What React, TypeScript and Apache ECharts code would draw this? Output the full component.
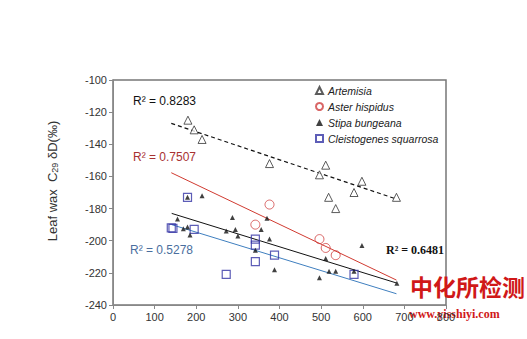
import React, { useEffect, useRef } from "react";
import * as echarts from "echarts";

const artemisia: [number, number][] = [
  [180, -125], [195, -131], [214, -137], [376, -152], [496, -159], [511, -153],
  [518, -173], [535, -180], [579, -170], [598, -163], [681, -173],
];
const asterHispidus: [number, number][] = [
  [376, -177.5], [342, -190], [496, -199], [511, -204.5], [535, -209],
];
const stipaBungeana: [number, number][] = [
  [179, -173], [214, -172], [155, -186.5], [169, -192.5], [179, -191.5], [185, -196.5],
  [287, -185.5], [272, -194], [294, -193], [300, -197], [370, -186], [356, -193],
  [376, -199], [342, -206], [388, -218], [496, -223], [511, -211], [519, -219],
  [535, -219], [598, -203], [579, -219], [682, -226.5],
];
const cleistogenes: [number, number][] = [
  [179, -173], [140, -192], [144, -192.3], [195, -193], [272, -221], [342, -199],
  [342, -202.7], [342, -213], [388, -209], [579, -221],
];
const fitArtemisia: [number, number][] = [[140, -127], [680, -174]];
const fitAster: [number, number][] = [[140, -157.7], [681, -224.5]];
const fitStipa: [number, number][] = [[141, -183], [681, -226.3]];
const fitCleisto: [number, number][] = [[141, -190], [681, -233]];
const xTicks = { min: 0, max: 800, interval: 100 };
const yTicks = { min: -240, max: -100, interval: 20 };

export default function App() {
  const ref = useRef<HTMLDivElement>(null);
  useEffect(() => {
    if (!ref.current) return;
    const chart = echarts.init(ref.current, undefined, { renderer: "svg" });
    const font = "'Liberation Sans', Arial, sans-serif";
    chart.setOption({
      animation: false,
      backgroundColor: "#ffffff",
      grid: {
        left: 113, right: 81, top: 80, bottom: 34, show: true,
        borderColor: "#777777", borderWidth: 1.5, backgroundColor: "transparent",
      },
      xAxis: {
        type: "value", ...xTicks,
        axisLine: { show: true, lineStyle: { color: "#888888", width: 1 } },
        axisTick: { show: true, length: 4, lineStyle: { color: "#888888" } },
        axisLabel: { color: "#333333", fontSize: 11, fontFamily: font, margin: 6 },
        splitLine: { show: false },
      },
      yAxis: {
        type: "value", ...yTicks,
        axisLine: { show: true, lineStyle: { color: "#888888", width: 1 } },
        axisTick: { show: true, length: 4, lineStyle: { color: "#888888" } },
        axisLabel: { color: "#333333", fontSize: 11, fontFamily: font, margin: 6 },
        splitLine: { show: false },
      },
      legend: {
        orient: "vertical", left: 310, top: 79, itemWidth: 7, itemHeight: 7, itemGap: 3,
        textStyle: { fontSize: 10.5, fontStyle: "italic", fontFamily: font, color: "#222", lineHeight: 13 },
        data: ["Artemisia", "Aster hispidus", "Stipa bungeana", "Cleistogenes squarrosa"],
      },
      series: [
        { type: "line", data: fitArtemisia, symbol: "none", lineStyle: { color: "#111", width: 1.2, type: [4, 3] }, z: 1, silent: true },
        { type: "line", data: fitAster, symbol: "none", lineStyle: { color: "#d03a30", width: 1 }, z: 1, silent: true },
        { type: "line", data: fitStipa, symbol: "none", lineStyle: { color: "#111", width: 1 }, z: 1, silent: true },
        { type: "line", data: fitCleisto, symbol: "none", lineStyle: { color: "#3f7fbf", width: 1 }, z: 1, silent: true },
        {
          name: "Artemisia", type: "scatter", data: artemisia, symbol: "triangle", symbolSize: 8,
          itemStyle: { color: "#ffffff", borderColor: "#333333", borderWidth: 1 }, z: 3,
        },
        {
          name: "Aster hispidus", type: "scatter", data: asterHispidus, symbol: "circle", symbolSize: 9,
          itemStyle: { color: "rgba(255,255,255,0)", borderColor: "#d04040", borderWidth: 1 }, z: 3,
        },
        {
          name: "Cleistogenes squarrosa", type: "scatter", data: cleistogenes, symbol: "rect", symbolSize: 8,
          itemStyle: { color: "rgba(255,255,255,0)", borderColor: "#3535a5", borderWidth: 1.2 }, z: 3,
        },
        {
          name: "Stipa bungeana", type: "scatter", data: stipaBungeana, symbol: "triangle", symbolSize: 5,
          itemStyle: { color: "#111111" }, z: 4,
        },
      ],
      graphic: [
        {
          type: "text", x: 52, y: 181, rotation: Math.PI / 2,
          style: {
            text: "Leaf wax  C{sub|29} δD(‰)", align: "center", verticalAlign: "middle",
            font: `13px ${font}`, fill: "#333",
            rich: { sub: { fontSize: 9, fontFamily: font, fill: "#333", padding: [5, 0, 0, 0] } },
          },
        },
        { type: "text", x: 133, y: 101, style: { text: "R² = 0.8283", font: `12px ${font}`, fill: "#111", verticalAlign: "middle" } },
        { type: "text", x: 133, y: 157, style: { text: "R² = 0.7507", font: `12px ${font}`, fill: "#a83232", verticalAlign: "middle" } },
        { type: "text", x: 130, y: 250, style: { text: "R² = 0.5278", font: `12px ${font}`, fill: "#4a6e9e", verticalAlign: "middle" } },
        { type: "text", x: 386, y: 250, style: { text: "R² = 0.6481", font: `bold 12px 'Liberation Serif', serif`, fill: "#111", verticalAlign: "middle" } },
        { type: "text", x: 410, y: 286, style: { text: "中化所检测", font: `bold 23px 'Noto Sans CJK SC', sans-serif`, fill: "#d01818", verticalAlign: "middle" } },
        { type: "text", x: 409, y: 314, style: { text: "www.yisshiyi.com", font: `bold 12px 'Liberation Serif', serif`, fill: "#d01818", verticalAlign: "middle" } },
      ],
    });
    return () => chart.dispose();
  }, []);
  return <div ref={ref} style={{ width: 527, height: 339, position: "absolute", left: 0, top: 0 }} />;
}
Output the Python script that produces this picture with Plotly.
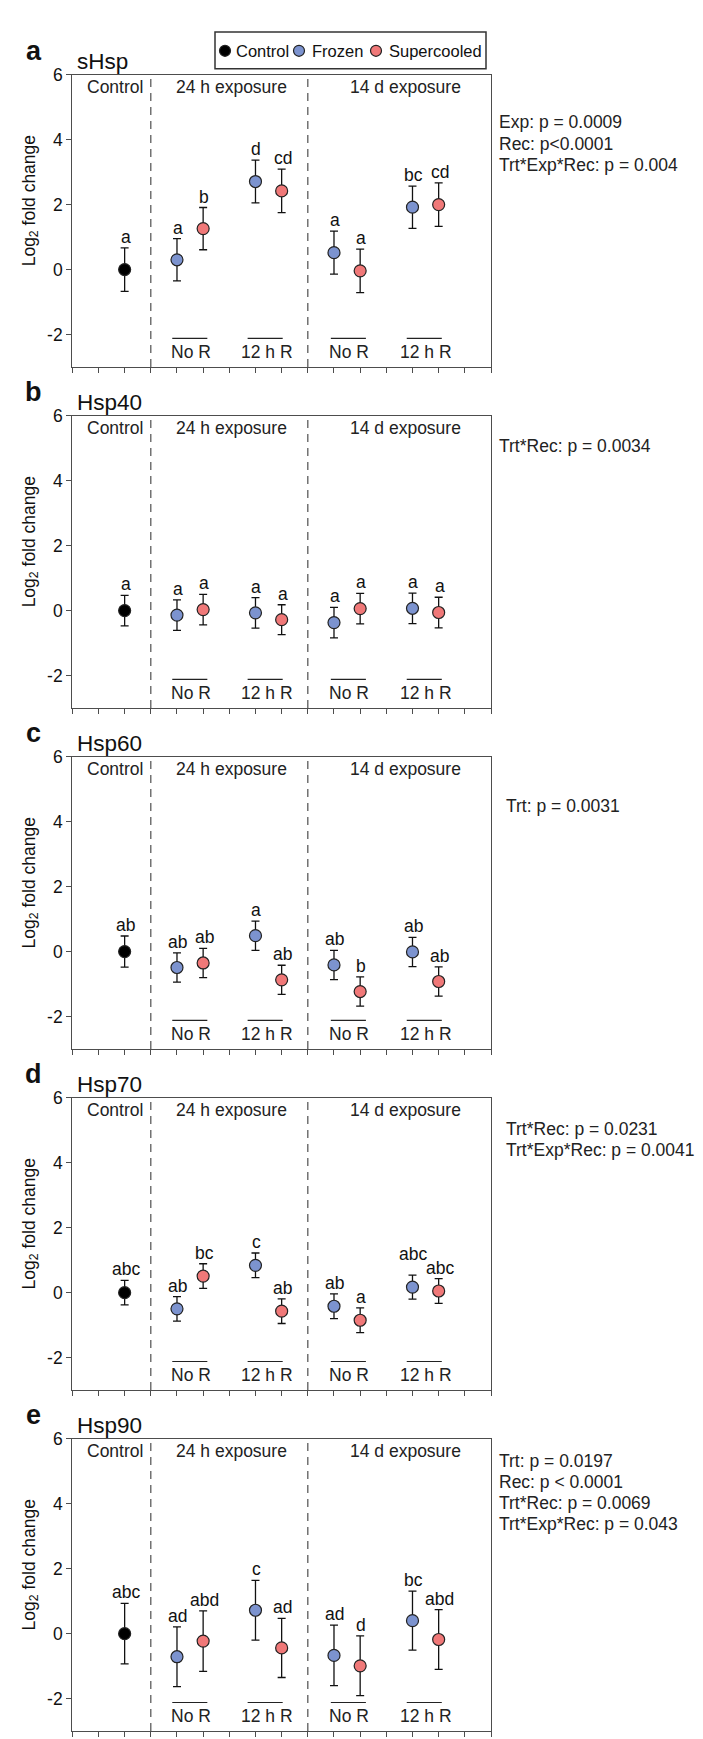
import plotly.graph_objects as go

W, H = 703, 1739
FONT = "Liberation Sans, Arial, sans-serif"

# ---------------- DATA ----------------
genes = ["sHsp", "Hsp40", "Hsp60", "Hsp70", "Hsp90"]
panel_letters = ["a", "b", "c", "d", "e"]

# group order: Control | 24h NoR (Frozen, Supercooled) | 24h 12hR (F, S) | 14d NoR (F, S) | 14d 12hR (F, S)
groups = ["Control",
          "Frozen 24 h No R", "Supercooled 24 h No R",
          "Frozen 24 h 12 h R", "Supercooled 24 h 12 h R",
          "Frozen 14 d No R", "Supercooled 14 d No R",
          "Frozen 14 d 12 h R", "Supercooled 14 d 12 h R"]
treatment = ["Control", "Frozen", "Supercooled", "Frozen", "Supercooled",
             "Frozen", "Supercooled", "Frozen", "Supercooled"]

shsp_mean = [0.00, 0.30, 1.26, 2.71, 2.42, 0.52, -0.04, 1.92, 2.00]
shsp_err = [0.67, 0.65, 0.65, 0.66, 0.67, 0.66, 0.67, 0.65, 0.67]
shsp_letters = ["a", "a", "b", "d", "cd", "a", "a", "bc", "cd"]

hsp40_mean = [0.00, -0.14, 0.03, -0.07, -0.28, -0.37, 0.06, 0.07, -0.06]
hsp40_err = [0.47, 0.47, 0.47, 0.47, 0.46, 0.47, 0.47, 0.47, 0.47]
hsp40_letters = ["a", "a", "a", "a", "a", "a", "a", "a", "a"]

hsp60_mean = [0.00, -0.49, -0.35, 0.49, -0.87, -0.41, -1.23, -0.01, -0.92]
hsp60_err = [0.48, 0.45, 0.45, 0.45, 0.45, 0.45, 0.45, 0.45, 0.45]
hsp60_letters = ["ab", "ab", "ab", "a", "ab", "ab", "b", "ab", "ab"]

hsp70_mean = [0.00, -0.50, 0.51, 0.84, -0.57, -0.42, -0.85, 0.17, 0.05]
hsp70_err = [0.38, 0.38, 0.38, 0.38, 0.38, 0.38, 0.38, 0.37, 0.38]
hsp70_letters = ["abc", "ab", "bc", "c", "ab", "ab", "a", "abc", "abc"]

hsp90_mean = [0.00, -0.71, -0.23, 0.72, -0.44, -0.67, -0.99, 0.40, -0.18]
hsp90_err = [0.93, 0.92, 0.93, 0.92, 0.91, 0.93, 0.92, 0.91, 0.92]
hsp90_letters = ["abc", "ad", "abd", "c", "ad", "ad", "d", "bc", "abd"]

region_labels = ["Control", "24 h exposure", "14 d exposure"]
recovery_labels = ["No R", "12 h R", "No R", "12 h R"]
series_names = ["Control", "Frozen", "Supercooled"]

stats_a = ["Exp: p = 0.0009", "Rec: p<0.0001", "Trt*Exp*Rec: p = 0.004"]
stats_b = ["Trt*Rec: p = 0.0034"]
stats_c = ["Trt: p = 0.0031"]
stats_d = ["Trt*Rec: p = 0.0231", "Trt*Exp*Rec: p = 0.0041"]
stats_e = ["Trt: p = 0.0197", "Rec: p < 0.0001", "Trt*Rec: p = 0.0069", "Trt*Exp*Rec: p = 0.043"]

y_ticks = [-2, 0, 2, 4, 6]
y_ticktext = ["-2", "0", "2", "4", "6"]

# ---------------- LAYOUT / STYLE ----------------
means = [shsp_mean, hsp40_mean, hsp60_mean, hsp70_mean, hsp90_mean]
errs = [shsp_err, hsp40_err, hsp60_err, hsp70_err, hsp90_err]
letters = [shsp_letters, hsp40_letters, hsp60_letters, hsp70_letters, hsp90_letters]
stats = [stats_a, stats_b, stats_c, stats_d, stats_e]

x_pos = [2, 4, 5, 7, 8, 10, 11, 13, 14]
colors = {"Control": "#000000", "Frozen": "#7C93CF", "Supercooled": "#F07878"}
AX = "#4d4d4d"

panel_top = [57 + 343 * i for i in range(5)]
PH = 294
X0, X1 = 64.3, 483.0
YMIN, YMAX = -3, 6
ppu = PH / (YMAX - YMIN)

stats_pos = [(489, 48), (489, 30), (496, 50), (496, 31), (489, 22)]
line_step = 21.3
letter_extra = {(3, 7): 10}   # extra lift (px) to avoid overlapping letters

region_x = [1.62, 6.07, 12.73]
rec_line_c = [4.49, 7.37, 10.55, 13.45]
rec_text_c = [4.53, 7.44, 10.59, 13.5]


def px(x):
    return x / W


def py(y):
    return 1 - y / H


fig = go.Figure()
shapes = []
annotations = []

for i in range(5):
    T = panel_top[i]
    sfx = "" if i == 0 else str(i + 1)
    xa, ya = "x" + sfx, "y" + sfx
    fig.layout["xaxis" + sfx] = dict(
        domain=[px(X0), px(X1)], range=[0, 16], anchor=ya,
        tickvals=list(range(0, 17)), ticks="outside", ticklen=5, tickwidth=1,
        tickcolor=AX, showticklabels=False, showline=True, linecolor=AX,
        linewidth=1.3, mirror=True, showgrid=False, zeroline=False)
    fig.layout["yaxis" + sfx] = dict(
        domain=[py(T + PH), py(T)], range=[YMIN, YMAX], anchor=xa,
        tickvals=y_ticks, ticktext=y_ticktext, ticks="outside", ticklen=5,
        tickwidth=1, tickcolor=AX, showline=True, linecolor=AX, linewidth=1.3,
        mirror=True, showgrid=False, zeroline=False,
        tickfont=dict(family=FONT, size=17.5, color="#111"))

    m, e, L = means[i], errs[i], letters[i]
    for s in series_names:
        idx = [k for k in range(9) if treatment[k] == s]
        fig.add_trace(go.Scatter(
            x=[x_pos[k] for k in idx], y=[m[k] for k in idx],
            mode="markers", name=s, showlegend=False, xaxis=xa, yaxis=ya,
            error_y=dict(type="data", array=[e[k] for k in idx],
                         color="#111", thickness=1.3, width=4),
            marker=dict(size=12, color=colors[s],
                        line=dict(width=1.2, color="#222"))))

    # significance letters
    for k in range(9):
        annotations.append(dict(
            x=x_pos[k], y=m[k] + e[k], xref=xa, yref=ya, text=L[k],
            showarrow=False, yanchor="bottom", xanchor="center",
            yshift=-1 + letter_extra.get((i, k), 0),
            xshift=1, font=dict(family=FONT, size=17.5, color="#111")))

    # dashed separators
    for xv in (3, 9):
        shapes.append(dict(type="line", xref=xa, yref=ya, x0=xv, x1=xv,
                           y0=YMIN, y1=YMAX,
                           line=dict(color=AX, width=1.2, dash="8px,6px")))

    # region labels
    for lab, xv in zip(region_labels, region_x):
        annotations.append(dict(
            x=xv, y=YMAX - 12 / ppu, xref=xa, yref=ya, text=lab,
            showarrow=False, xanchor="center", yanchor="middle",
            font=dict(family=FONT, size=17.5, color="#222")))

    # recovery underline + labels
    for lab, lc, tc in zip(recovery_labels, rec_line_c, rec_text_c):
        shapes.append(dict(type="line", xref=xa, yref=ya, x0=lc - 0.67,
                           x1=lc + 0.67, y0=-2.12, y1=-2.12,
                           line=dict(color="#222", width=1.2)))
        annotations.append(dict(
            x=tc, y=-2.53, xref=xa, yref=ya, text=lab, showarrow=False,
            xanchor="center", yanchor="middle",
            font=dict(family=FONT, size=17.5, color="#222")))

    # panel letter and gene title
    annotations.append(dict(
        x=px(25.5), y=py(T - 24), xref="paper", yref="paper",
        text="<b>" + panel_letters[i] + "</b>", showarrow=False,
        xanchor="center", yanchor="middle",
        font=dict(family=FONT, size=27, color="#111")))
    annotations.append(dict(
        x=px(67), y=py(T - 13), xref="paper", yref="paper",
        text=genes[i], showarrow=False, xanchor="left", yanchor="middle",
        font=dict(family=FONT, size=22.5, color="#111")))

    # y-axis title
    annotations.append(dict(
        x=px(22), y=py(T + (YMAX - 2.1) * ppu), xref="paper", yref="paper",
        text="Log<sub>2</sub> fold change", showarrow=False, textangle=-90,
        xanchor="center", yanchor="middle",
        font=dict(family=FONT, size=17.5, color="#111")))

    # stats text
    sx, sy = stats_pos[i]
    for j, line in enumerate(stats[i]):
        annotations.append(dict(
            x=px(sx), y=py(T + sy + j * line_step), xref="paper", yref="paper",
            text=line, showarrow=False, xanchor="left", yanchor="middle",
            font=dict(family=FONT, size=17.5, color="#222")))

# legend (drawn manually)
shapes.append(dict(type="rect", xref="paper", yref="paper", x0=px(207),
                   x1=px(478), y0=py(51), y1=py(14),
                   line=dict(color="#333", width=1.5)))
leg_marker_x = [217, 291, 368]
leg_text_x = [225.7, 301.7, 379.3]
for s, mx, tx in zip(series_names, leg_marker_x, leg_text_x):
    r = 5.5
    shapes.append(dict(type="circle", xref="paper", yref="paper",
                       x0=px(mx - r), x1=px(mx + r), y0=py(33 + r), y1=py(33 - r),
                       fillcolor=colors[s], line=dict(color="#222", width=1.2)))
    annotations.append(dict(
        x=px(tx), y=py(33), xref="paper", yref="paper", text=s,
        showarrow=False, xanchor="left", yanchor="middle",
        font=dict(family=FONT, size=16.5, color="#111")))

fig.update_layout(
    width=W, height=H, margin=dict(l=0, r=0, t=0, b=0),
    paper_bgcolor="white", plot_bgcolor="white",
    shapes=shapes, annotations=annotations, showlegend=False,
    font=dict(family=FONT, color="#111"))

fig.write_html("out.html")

========================

#### Description of the task
Return the material line for line, from its beginning to the line that contains "import * as", with the pictures left out.

#### Response to the task
What React, TypeScript and Apache ECharts code would draw this? Output the full component.
import React, { useEffect, useRef } from "react";
import * as echarts from "echarts";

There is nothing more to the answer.